Guga continua afirmando que só voltará a defender seu país na Copa Davis se realmente houver mudanças profundas e radicais. “Acho que agora, mais do que nunca. Com política nunca me envolvi e não conheço como é o protocolo, dentro da lei e o que vale e o que não vale. Só tenho cada vez mais certeza de que não tenho nada a ver com essa administração. Tomara que haja uma mudança para eu voltar a jogar”, disse o jogador que tenta se manter longe da politicagem no esporte, mas que na verdade defende a eleição do presidente da Federação Catarinense ao comando da CBT.

Uma disputa pelo poder

A Confederação se mostra interessada em contornar a enorme crise, mas, tudo indica, a resolução ficará para julho. Assim, como já tinha estabelecido para o fim da batalha que se instaurou nos bastidores do esporte, Nelson Nástas convocará novas eleições na entidade, em julho, e se comprometeria a não concorrer a outro mandato.

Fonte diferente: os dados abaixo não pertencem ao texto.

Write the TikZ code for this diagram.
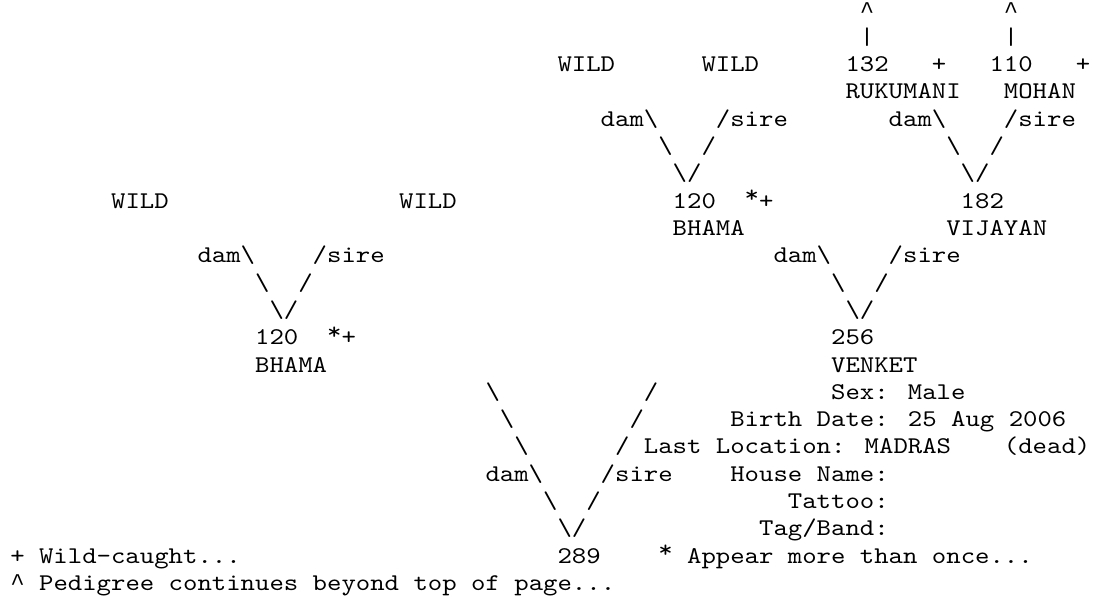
\documentclass[tikz,border=0pt]{standalone}
\usepackage{fontspec}
\usepackage{xcolor}
\usetikzlibrary{positioning, calc}
\newfontfamily\pedfont{lmmono10-regular.otf}[FakeStretch=1.143]
\newfontfamily\caretfont{Liberation Mono}
\newcommand{\bsl}{\textbackslash}
\newcommand{\crt}{{\caretfont\textasciicircum}}
\newcommand{\dupmark}{\raisebox{0.22em}{*}}

\begin{document}
\begin{tikzpicture}[x=10.8pt, y=-20.475pt,
    every node/.style={anchor=base west, inner sep=0pt, outer sep=0pt,
        font=\pedfont\fontsize{18pt}{20pt}\selectfont}]
    \path[fill=white] (0,0) rectangle (75.9,22.23);
    \useasboundingbox (0,0) rectangle (75.9,22.23);
    \begin{scope}[shift={(0.715,0.626)}]
    % great-grandparents above VIJAYAN
    \node (caretRuk) at (59,0) {\smash{\raisebox{-0.06em}{\crt}}};
    \node (caretMoh) at (69,0) {\smash{\raisebox{-0.06em}{\crt}}};
    \node (barRuk) at (59,1) {\textbar};
    \node (barMoh) at (69,1) {\textbar};
    \node (wildBd) at (38,2) {WILD};
    \node (wildBs) at (48,2) {WILD};
    \node (idRuk) at (58,2) {132};
    \node (flagRuk) at (64,2) {+};
    \node (idMoh) at (68,2) {110};
    \node (flagMoh) at (74,2) {+};
    \node (nmRuk) at (58,3) {RUKUMANI};
    \node (nmMoh) at (69,3) {MOHAN};
    \node (damBh) at (41,4) {dam\bsl};
    \node (sireBh) at (49,4) {/sire};
    \node (damVj) at (61,4) {dam\bsl};
    \node (sireVj) at (69,4) {/sire};
    \node (bsBh) at (45,5) {\bsl};
    \node (fsBh) at (48,5) {/};
    \node (bsVj) at (65,5) {\bsl};
    \node (fsVj) at (68,5) {/};
    \node (vBh) at (46,6) {\bsl/};
    \node (vVj) at (66,6) {\bsl/};
    % grandparents
    \node (wildHd) at (7,7) {WILD};
    \node (wildHs) at (27,7) {WILD};
    \node (idBh) at (46,7) {120};
    \node (flagBh) at (51,7) {\dupmark+};
    \node (idVj) at (66,7) {182};
    \node (nmBh) at (46,8) {BHAMA};
    \node (nmVj) at (65,8) {VIJAYAN};
    \node (damHm) at (13,9) {dam\bsl};
    \node (sireHm) at (21,9) {/sire};
    \node (damVk) at (53,9) {dam\bsl};
    \node (sireVk) at (61,9) {/sire};
    \node (bsHm) at (17,10) {\bsl};
    \node (fsHm) at (20,10) {/};
    \node (bsVk) at (57,10) {\bsl};
    \node (fsVk) at (60,10) {/};
    \node (vHm) at (18,11) {\bsl/};
    \node (vVk) at (58,11) {\bsl/};
    % parents
    \node (idHm) at (17,12) {120};
    \node (flagHm) at (22,12) {\dupmark+};
    \node (idVk) at (57,12) {256};
    \node (nmHm) at (17,13) {BHAMA};
    \node (nmVk) at (57,13) {VENKET};
    \foreach \i in {0,1,2} {
        \node (bsMain\i) at (33+\i,14+\i) {\bsl};
        \node (fsMain\i) at (44-\i,14+\i) {/};
    }
    \node (sexVk) at (57,14) {Sex: Male};
    \node (birthVk) at (50,15) {Birth Date: 25 Aug 2006};
    \node (locVk) at (44,16) {Last Location: MADRAS};
    \node (deadVk) at (69,16) {(dead)};
    \node (damMain) at (33,17) {dam\bsl};
    \node (sireMain) at (41,17) {/sire};
    \node (houseVk) at (50,17) {House Name:};
    \node (bsMain) at (37,18) {\bsl};
    \node (fsMain) at (40,18) {/};
    \node (tattooVk) at (54,18) {Tattoo:};
    \node (vMain) at (38,19) {\bsl/};
    \node (tagVk) at (52,19) {Tag/Band:};
    % subject and legend
    \node (keyWild) at (0,20) {+ Wild-caught...};
    \node (idMain) at (38,20) {289};
    \node (keyOnce) at (45,20) {\dupmark{} Appear more than once...};
    \node (keyTop) at (0,21) {\crt{} Pedigree continues beyond top of page...};
    \end{scope}
\end{tikzpicture}
\end{document}
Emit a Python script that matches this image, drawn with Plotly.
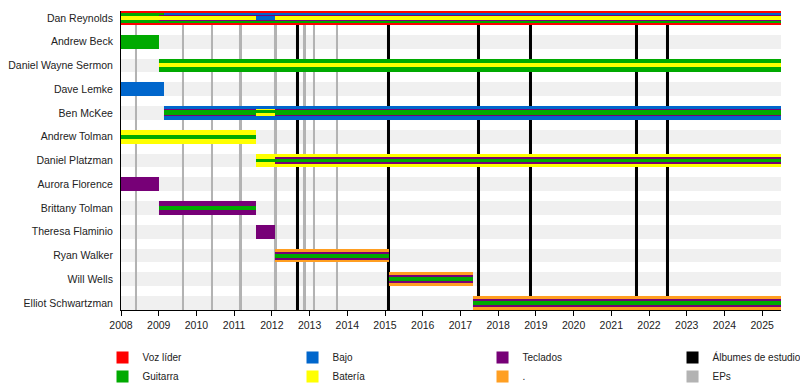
import plotly.graph_objects as go

# ---------------- data ----------------
members = ["Dan Reynolds", "Andrew Beck", "Daniel Wayne Sermon", "Dave Lemke",
           "Ben McKee", "Andrew Tolman", "Daniel Platzman", "Aurora Florence",
           "Brittany Tolman", "Theresa Flaminio", "Ryan Walker", "Will Wells",
           "Elliot Schwartzman"]

seg_member = ["Dan Reynolds", "Dan Reynolds", "Dan Reynolds", "Dan Reynolds", "Dan Reynolds",
              "Andrew Beck", "Daniel Wayne Sermon", "Dave Lemke",
              "Ben McKee", "Ben McKee", "Ben McKee",
              "Andrew Tolman", "Daniel Platzman", "Daniel Platzman",
              "Aurora Florence", "Brittany Tolman", "Theresa Flaminio",
              "Ryan Walker", "Will Wells", "Elliot Schwartzman"]
seg_start = [2008.0, 2009.0, 2009.13, 2011.58, 2012.08,
             2008.0, 2009.0, 2008.0,
             2009.13, 2011.58, 2012.08,
             2008.0, 2011.58, 2012.08,
             2008.0, 2009.0, 2011.58,
             2012.08, 2015.11, 2017.33]
seg_end = [2009.0, 2009.13, 2011.58, 2012.08, 2025.5,
           2009.0, 2025.5, 2009.13,
           2011.58, 2012.08, 2025.5,
           2011.58, 2012.08, 2025.5,
           2009.0, 2011.58, 2012.08,
           2015.11, 2017.33, 2025.5]
seg_pattern = ["dan_a", "dan_b", "dan_c", "dan_d", "dan_c",
               "gtr", "gtr_dr", "bass",
               "ben_a", "ben_b", "ben_a",
               "dr_gtr", "dr_gtr", "dr_key_gtr",
               "keys", "key_gtr", "keys",
               "tour", "tour", "tour"]

album_dates = [2012.67, 2015.08, 2017.47, 2018.85, 2021.66, 2022.48]
ep_dates = [2008.40, 2009.64, 2010.41, 2011.17, 2012.10, 2012.87, 2013.11, 2013.72]

x_start, x_end = 2008.0, 2025.5
year_ticks = list(range(2008, 2026))

role_order = ["voz", "bajo", "teclados", "guitarra", "bateria", "otro"]
role_labels = {"voz": "Voz líder", "guitarra": "Guitarra", "bajo": "Bajo",
               "bateria": "Batería", "teclados": "Teclados", "otro": "."}

# ---------------- style ----------------
role_colors = {"voz": "#ff0000", "guitarra": "#00aa00", "bajo": "#0066cc",
               "bateria": "#ffff00", "teclados": "#770077", "otro": "#ff9f22"}
legend_rank = {"voz": 1, "bajo": 2, "teclados": 3, "guitarra": 5, "bateria": 6, "otro": 7}

# stripes top -> bottom, thickness in pixels
PATTERNS = {
    "dan_a": [("voz", 2), ("guitarra", 3), ("bateria", 4), ("guitarra", 3), ("voz", 2)],
    "dan_b": [("voz", 2), ("guitarra", 2), ("teclados", 1), ("bateria", 4), ("teclados", 1), ("guitarra", 2), ("voz", 2)],
    "dan_c": [("voz", 2), ("bajo", 2), ("teclados", 1), ("bateria", 4), ("teclados", 1), ("guitarra", 2), ("voz", 2)],
    "dan_d": [("voz", 2), ("bajo", 2), ("teclados", 1), ("bajo", 4), ("teclados", 1), ("guitarra", 2), ("voz", 2)],
    "gtr": [("guitarra", 14)],
    "bass": [("bajo", 14)],
    "keys": [("teclados", 14)],
    "gtr_dr": [("guitarra", 5), ("bateria", 4), ("guitarra", 5)],
    "ben_a": [("bajo", 3), ("teclados", 1), ("guitarra", 5), ("teclados", 1), ("bajo", 4)],
    "ben_b": [("bajo", 3), ("bateria", 1), ("guitarra", 3), ("bateria", 3), ("bajo", 4)],
    "dr_gtr": [("bateria", 5), ("guitarra", 4), ("bateria", 5)],
    "dr_key_gtr": [("bateria", 3), ("teclados", 2), ("guitarra", 4), ("teclados", 2), ("bateria", 3)],
    "key_gtr": [("teclados", 5), ("guitarra", 4), ("teclados", 5)],
    "tour": [("otro", 3), ("teclados", 2), ("guitarra", 4), ("teclados", 2), ("otro", 3)],
}

W, H = 800, 390
M_L, M_R, M_T, M_B = 120.5, 19, 10.5, 79.5
PLOT_H = H - M_T - M_B
BAR_PX = 14
n = len(members)
# range = [n-1+h, -h]; px/unit*(n-1) + BAR_PX = PLOT_H
PX_PER_UNIT = (PLOT_H - BAR_PX) / (n - 1)
half = (BAR_PX / 2) / PX_PER_UNIT
PX_PER_YEAR = (W - M_L - M_R) / (x_end - x_start)
FONT = "Liberation Sans, Arial, sans-serif"
TXT = "#222222"
CRISP = 0.02  # hair-thin outline -> plotly snaps bar edges to whole pixels

row_of = {m: i for i, m in enumerate(members)}

fig = go.Figure()

# background bands
fig.add_trace(go.Bar(orientation="h", y=list(range(n)), x=[x_end - x_start] * n,
                     base=[x_start] * n, width=BAR_PX / PX_PER_UNIT,
                     marker=dict(color="#f0f0f0", line=dict(width=CRISP, color="#f0f0f0")),
                     showlegend=False, hoverinfo="skip"))

# EP lines
fig.add_trace(go.Bar(orientation="v", x=ep_dates, y=[n - 1 + 2 * half] * len(ep_dates),
                     base=[-half] * len(ep_dates), width=2.4 / PX_PER_YEAR,
                     marker=dict(color="#b3b3b3", line=dict(width=CRISP, color="#b3b3b3")),
                     name="EPs", legendrank=8, hoverinfo="skip"))
# album lines
fig.add_trace(go.Bar(orientation="v", x=album_dates, y=[n - 1 + 2 * half] * len(album_dates),
                     base=[-half] * len(album_dates), width=3 / PX_PER_YEAR,
                     marker=dict(color="#000000", line=dict(width=CRISP, color="#000000")),
                     name="Álbumes de estudio", legendrank=4, hoverinfo="skip"))

# member stripes, one trace per role
stripes = {r: {"y": [], "x": [], "base": [], "w": []} for r in role_order}
for m, s, e, p in zip(seg_member, seg_start, seg_end, seg_pattern):
    top = row_of[m] - half
    cum = 0.0
    for role, t in PATTERNS[p]:
        c = top + (cum + t / 2) / PX_PER_UNIT
        stripes[role]["y"].append(c)
        stripes[role]["x"].append(e - s)
        stripes[role]["base"].append(s)
        stripes[role]["w"].append(t / PX_PER_UNIT)
        cum += t

for r in role_order:
    d = stripes[r]
    fig.add_trace(go.Bar(orientation="h", y=d["y"], x=d["x"], base=d["base"], width=d["w"],
                         marker=dict(color=role_colors[r], line=dict(width=CRISP, color=role_colors[r])),
                         name=role_labels[r], legendrank=legend_rank[r], hoverinfo="skip"))

fig.update_layout(
    width=W, height=H,
    margin=dict(l=M_L, r=M_R, t=M_T, b=M_B, autoexpand=False),
    barmode="overlay", bargap=0,
    plot_bgcolor="white", paper_bgcolor="white",
    font=dict(family=FONT, size=11, color=TXT),
    showlegend=True,
    legend=dict(orientation="h", x=-0.028, xanchor="left", y=-0.11, yanchor="top",
                entrywidth=145, entrywidthmode="pixels", traceorder="normal",
                font=dict(family=FONT, size=10, color=TXT),
                bgcolor="rgba(0,0,0,0)", itemclick=False, itemdoubleclick=False),
)
fig.update_xaxes(range=[x_start, x_end], tickvals=year_ticks, ticktext=[str(y) for y in year_ticks],
                 ticks="outside", ticklen=5, tickcolor="black", tickwidth=1,
                 showline=True, linecolor="black", linewidth=1, showgrid=False, zeroline=False,
                 tickfont=dict(family=FONT, size=10.5, color=TXT))
fig.update_yaxes(range=[n - 1 + half, -half], tickvals=list(range(n)), ticktext=members,
                 showline=True, linecolor="black", linewidth=1, showgrid=False, zeroline=False,
                 ticks="", ticklabelstandoff=5,
                 tickfont=dict(family=FONT, size=10.5, color=TXT))

fig.write_html("out.html", config={"displayModeBar": False},
               post_script="document.body.style.margin='0px';")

Com isso, Nastas estaria praticamente deixando a presidência da CBT, atendendo a exigência dos jogadores para participar da Copa Davis. Fica no ar a dúvida: o dirigente elegeria um sucessor para o seu posto ou ficaria definitivamente afastado? Com certeza um popular “barraco” foi instalado neste esporte tão inativo dentro do nosso país e ao mesmo tempo tão elitizado. É fato também, que com o início da “Era Guga” muito dinheiro circulou nos bastidores do esporte. Com o aparecimento de Guga no cenário mundial, vários foram os investidores, patrocinadores e organizadores de eventos que passaram a ver no esporte uma mina de dinheiro.

Antes, sem patrocínio de grandes empresas como o Banco do Brasil, o esporte já era considerado de elite, pois só quem desfrutava de excelente condição financeira o praticava — o próprio passado de Guga não nos deixa mentir. Além do Banco do Brasil, fábricas nacionais de material esportivo, como a Olympikus e emissoras de TV, também estão por trás do financiamento desse esporte ainda mais elitizado.

O canal fechado SporTV, depois do sucesso de Guga, passou a ser um grande parceiro da CBT, como se fosse um patrocinador. Além do contrato de exclusividade na transmissão dos jogos da Copa Davis, o canal paga uma verba mensal à entidade e se propõe a transmitir 10 finais de campeonatos por ano, o que é muito interessante em termos financeiros para a Confederação. No desenrolar dessa crise há uma disputa pelo novo controlador do tênis brasileiro. Uma guerra pelo poder, que causou uma vítima fatal: o tênis brasileiro. Como fruto dessa disputa, a confederação brasileira está ameaçada de cair para a terceira divisão do tênis mundial, ocupando a última colocação no ranking e com grandes chances de fazer uma péssima exibição na Olimpíada de Atenas. Nessa guerra de poder e vaidade quem perde é o esporte e, ao que parece, os demais ganham, sempre.